The data ::
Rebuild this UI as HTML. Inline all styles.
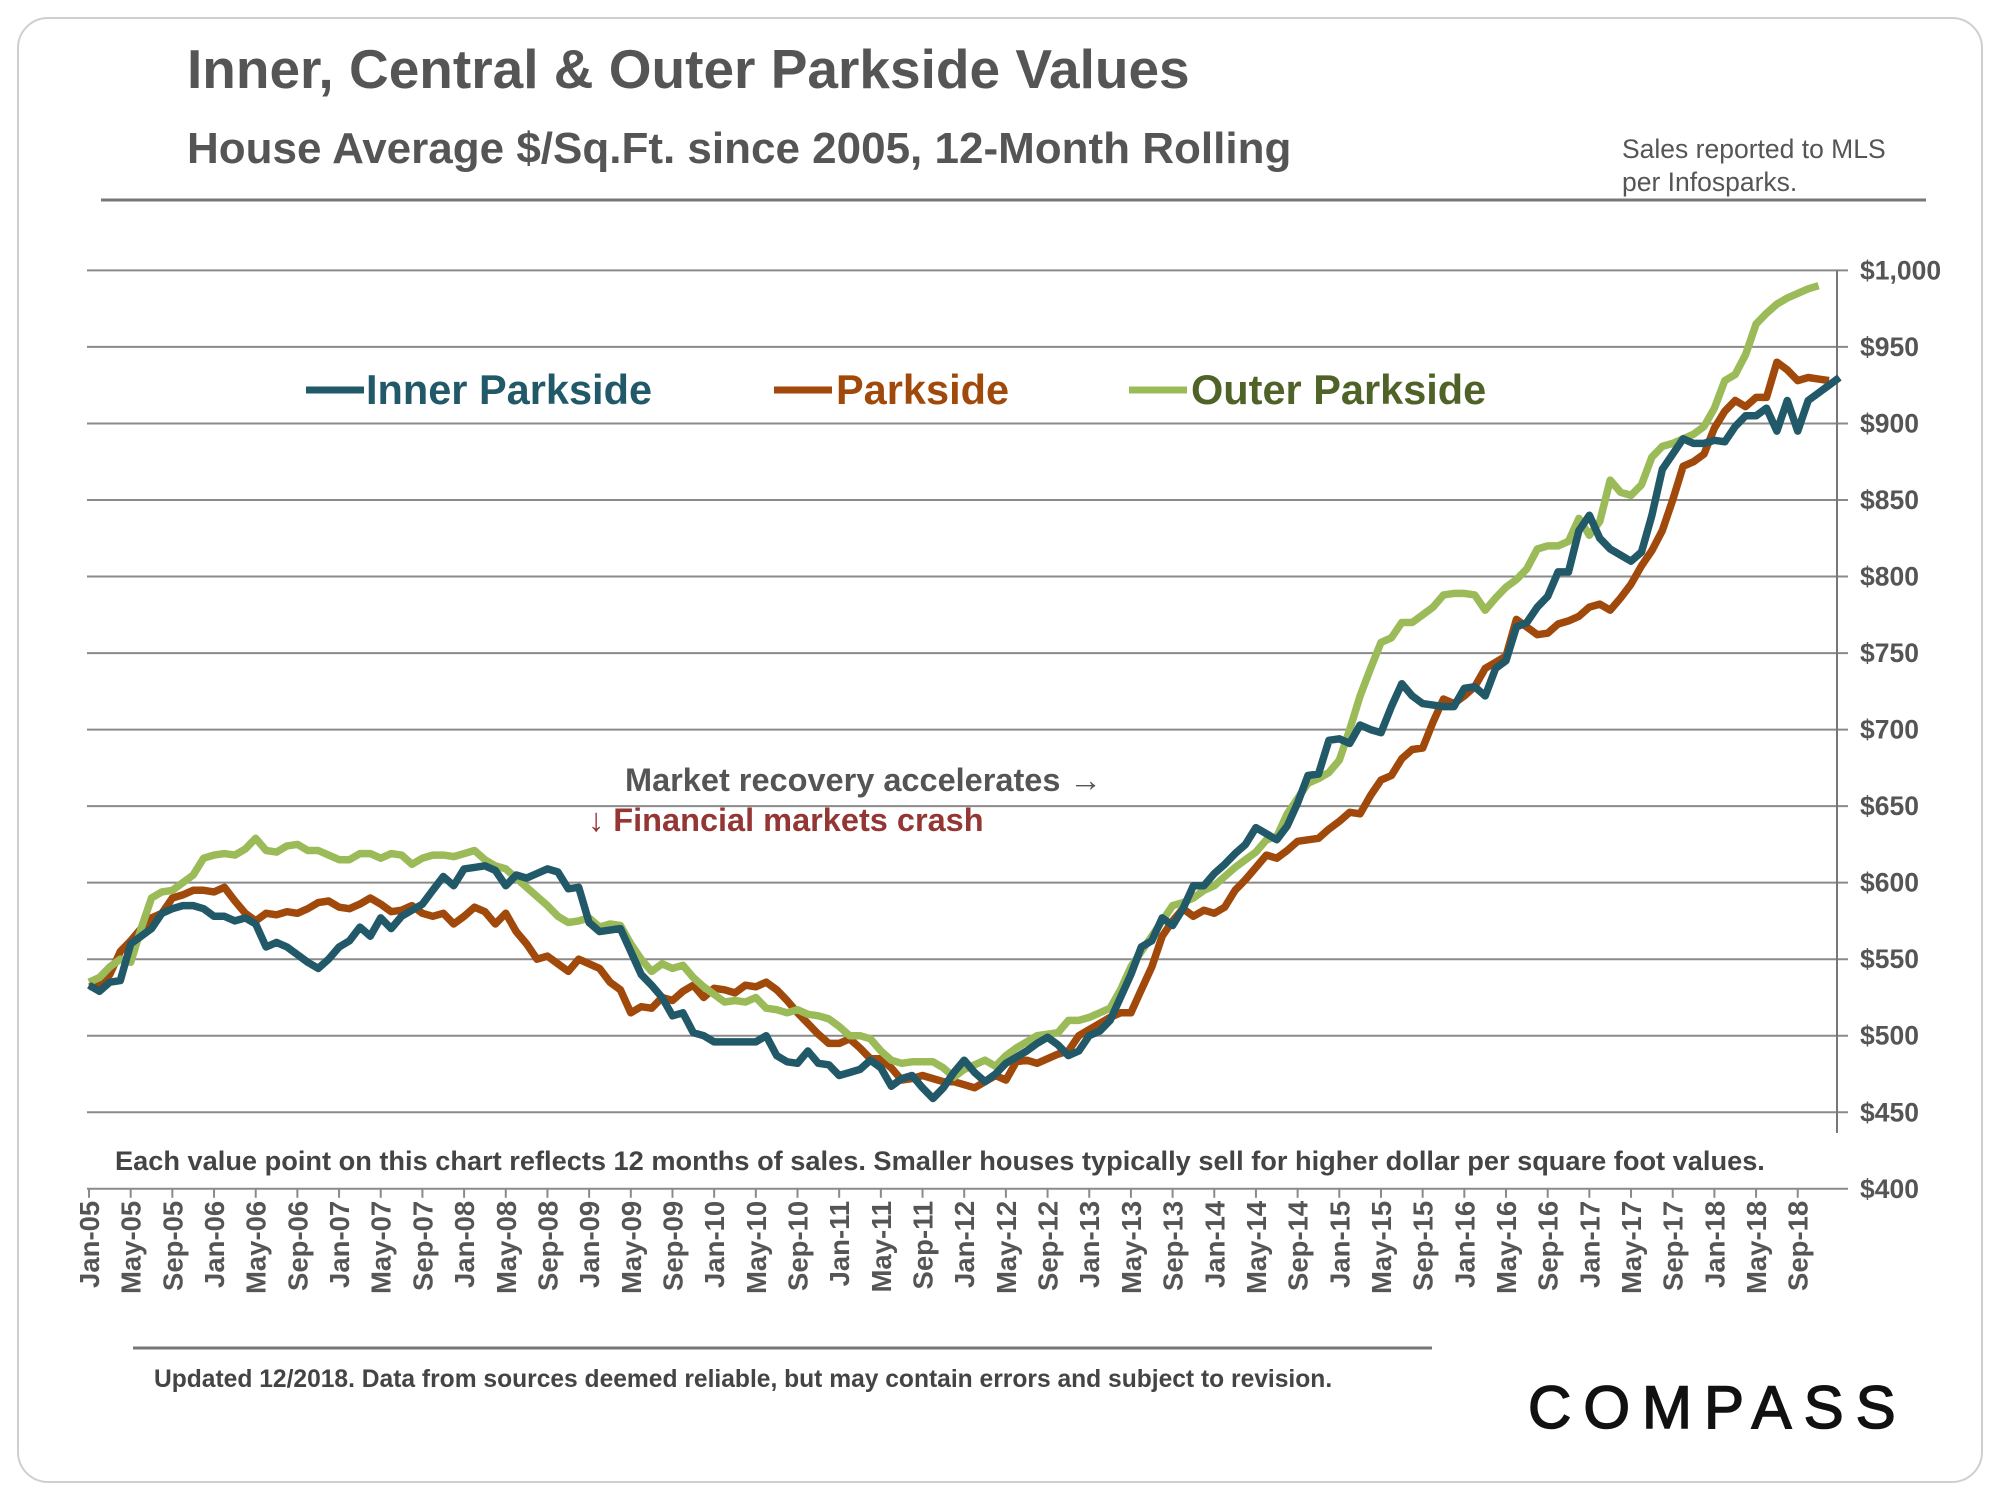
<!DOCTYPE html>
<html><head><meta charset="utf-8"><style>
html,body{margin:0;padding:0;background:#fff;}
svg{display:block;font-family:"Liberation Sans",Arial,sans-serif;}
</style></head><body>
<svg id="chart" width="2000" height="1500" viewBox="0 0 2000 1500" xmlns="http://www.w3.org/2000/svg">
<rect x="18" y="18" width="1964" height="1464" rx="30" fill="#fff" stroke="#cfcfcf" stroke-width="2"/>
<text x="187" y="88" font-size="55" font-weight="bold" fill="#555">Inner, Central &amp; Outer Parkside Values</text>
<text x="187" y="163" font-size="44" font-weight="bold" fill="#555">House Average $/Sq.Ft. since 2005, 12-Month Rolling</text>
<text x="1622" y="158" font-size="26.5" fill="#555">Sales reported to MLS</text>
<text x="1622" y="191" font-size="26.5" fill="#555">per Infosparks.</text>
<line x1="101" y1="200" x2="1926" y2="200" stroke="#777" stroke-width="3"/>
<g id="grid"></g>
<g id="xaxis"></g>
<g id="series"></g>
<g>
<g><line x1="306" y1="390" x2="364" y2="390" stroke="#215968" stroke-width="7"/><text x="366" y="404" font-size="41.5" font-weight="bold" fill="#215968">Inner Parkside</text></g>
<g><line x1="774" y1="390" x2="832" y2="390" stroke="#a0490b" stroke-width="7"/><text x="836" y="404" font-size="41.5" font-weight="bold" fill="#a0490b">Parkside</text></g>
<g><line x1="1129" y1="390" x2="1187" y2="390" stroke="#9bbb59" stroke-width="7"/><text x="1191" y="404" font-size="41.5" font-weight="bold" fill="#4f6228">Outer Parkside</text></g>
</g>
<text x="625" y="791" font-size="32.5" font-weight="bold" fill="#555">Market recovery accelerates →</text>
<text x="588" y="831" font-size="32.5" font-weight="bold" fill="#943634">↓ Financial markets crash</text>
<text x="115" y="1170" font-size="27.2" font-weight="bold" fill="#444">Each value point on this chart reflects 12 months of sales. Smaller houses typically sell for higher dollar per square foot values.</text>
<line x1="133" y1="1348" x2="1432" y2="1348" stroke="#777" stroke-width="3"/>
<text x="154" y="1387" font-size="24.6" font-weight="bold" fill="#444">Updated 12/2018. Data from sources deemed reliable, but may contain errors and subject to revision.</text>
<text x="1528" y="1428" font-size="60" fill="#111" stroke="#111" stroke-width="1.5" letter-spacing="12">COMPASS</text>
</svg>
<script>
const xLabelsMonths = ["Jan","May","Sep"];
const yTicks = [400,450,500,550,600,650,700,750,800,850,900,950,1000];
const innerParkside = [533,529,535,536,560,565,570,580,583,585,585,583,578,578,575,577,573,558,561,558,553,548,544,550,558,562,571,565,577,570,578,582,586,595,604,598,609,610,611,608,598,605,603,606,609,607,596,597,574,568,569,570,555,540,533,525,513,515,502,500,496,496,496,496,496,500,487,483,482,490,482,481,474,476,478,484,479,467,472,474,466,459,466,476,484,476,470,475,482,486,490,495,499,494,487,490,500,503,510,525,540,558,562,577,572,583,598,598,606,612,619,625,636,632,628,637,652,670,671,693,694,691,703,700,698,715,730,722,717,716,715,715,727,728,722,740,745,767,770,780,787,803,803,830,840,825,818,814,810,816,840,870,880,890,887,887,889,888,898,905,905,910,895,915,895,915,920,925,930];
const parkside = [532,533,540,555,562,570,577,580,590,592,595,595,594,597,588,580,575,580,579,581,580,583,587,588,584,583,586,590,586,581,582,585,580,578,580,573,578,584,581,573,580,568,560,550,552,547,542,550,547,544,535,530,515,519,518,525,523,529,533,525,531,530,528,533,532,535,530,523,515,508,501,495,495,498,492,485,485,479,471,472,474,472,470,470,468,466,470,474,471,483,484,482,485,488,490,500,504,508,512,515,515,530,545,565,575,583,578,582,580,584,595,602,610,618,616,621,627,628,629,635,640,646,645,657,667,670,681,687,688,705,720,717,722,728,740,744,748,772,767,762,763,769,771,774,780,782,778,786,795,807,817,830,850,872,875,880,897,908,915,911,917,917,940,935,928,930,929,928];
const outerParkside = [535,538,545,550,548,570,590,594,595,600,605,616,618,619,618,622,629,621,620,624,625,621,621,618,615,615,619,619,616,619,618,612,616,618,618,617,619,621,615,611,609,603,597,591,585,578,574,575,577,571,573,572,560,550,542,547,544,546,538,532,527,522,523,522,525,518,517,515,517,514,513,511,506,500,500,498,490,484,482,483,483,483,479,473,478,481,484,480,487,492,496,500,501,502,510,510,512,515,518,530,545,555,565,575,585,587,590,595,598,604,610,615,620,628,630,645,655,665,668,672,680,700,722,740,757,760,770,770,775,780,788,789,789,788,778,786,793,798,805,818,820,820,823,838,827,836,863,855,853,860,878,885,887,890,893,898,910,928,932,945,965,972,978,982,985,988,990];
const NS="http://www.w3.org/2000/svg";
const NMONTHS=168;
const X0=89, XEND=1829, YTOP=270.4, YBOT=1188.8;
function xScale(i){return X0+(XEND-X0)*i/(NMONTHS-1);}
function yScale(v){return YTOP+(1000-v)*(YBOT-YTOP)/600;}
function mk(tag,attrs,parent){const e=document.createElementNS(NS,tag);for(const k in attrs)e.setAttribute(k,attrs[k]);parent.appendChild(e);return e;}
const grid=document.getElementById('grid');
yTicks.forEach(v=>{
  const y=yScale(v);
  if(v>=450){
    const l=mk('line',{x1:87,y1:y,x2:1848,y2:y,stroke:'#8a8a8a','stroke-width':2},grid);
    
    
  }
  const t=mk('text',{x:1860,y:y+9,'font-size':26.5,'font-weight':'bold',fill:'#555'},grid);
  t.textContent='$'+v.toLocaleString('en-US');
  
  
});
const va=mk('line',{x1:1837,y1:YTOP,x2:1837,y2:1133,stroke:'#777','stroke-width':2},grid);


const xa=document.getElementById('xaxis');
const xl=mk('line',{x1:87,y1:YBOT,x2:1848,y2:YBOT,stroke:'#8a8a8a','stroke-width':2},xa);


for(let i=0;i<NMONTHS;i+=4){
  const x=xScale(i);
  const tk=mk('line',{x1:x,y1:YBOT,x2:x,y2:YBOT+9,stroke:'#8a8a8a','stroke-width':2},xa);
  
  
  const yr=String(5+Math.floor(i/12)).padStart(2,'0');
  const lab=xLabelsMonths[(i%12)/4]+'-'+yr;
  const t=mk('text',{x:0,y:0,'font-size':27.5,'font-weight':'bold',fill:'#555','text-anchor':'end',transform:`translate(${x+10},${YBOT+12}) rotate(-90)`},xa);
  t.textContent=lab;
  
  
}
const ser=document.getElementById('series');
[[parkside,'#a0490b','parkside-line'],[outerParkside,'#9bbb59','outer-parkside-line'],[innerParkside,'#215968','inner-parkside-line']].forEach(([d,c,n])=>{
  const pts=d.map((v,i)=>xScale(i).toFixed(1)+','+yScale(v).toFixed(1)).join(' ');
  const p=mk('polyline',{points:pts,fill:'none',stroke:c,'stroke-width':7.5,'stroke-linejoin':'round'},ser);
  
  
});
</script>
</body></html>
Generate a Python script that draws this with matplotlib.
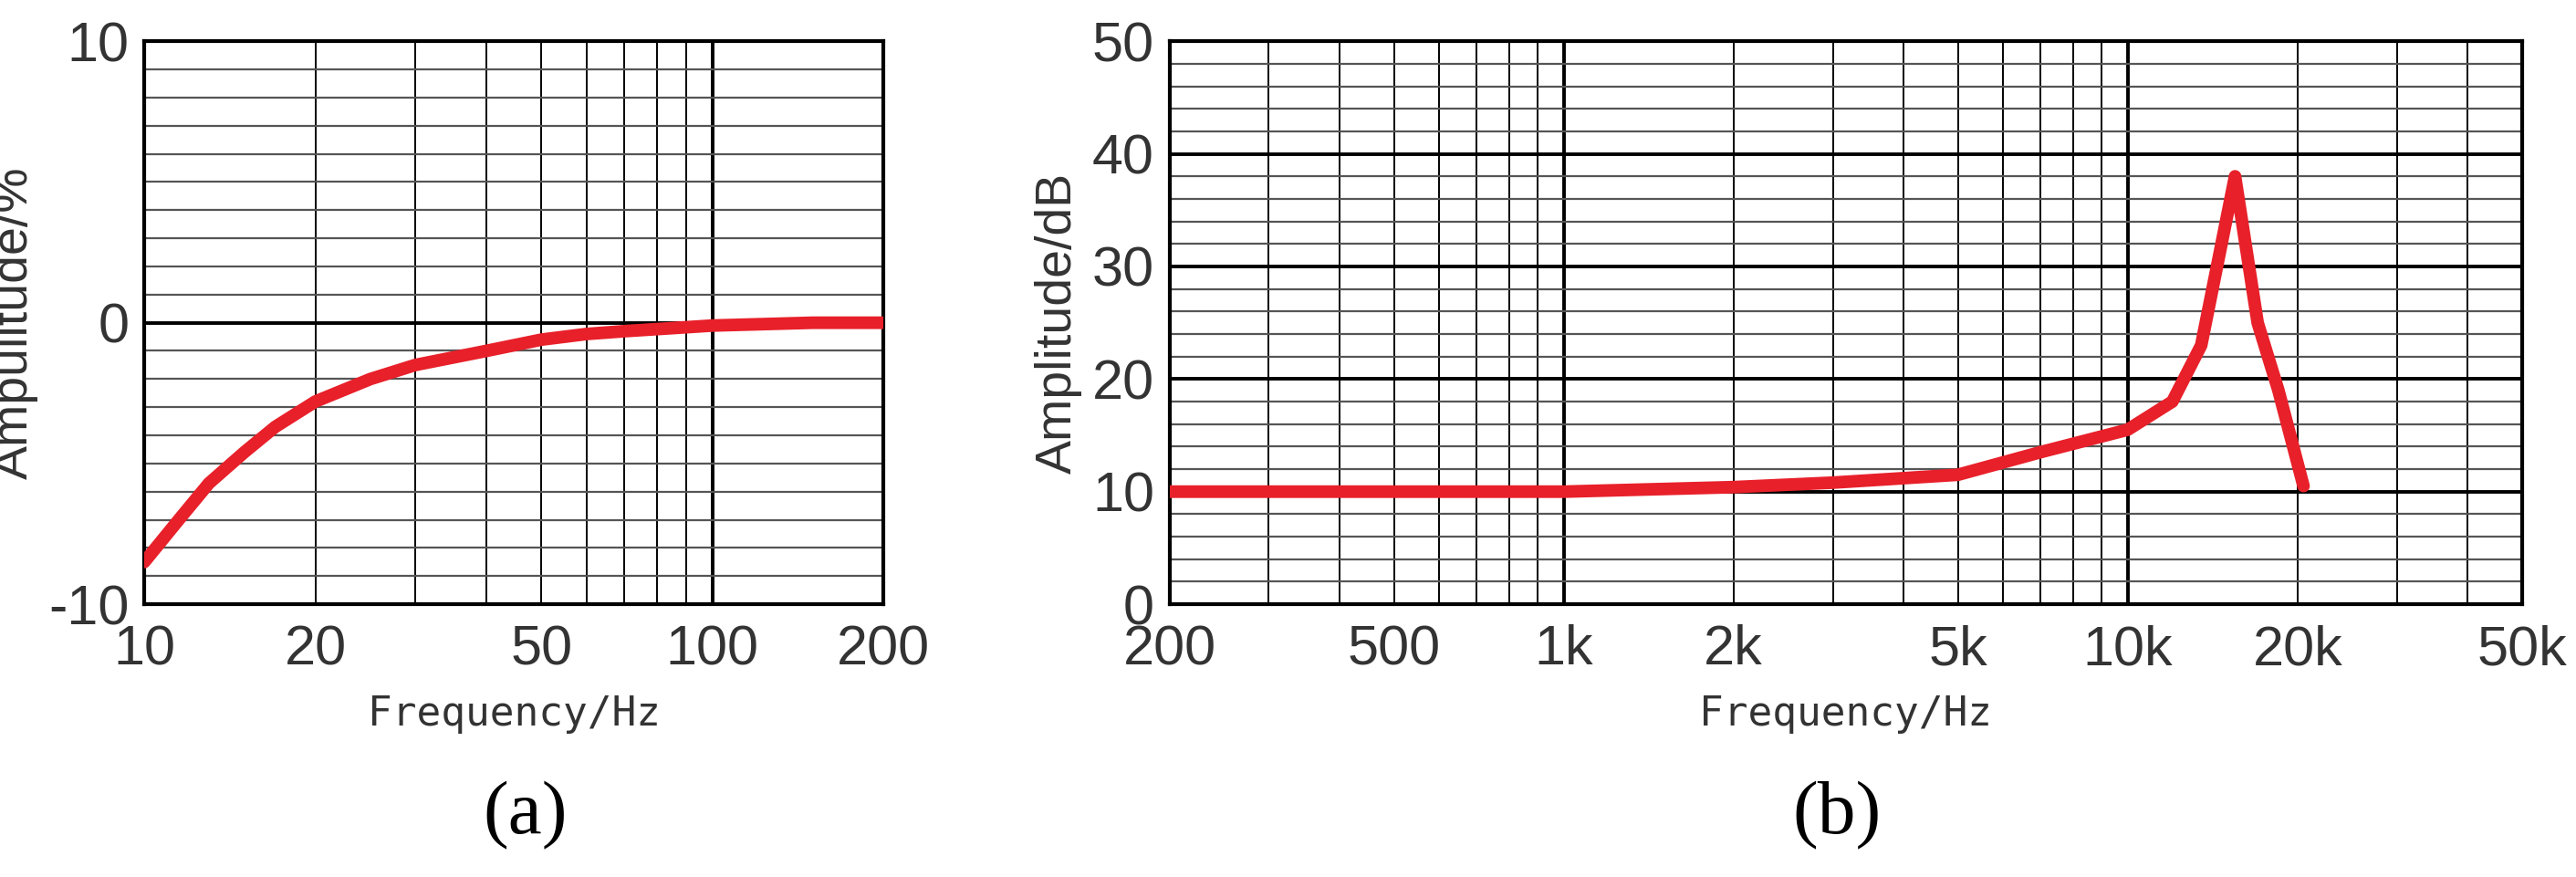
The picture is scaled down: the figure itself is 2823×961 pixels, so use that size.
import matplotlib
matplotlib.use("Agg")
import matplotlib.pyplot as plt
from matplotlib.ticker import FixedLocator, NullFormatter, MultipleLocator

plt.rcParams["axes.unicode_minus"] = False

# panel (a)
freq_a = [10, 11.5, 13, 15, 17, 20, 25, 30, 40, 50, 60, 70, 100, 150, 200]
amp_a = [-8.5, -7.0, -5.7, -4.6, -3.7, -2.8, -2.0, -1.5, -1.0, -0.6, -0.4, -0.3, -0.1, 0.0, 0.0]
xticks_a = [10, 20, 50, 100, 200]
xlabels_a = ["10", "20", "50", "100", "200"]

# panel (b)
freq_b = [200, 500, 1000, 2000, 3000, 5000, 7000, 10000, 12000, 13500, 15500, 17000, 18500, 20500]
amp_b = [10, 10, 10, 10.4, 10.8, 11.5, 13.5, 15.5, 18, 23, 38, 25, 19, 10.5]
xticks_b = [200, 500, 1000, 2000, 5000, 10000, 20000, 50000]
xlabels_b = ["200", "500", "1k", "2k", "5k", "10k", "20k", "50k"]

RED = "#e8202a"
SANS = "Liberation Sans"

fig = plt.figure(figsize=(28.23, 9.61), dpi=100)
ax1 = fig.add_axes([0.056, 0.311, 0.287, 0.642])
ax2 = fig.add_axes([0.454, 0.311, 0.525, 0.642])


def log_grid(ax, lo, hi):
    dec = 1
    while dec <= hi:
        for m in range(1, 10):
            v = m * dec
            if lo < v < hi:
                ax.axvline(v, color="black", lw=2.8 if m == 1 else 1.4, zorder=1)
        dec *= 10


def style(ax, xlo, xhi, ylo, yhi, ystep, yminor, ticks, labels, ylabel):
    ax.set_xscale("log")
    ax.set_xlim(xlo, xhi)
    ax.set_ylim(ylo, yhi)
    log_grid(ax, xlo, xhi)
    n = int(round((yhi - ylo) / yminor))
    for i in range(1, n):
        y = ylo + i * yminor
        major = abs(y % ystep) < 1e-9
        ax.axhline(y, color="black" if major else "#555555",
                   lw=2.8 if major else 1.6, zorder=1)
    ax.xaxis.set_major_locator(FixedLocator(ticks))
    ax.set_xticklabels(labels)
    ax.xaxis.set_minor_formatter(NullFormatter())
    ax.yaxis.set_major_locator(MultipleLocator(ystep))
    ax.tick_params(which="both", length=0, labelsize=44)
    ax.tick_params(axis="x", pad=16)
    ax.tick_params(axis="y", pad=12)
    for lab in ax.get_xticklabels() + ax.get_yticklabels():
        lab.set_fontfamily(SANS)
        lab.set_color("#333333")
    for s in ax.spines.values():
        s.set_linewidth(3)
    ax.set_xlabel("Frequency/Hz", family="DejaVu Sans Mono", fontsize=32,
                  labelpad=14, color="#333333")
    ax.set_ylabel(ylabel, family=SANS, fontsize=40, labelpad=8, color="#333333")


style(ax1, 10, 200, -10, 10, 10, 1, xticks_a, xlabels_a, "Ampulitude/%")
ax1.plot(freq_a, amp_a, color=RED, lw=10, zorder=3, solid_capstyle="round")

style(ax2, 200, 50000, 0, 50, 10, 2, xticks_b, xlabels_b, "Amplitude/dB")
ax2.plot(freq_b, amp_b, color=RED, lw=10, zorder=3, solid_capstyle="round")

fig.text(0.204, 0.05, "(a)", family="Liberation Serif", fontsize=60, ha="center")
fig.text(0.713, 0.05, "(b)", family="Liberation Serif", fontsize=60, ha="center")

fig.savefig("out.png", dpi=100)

Your goal :: Read the entries and show each line that mentions "matplotlib".

Response to the task ::
Generate a Python script that draws this with matplotlib.
import matplotlib
matplotlib.use("Agg")
import matplotlib.pyplot as plt
from matplotlib.ticker import FixedLocator, NullFormatter, MultipleLocator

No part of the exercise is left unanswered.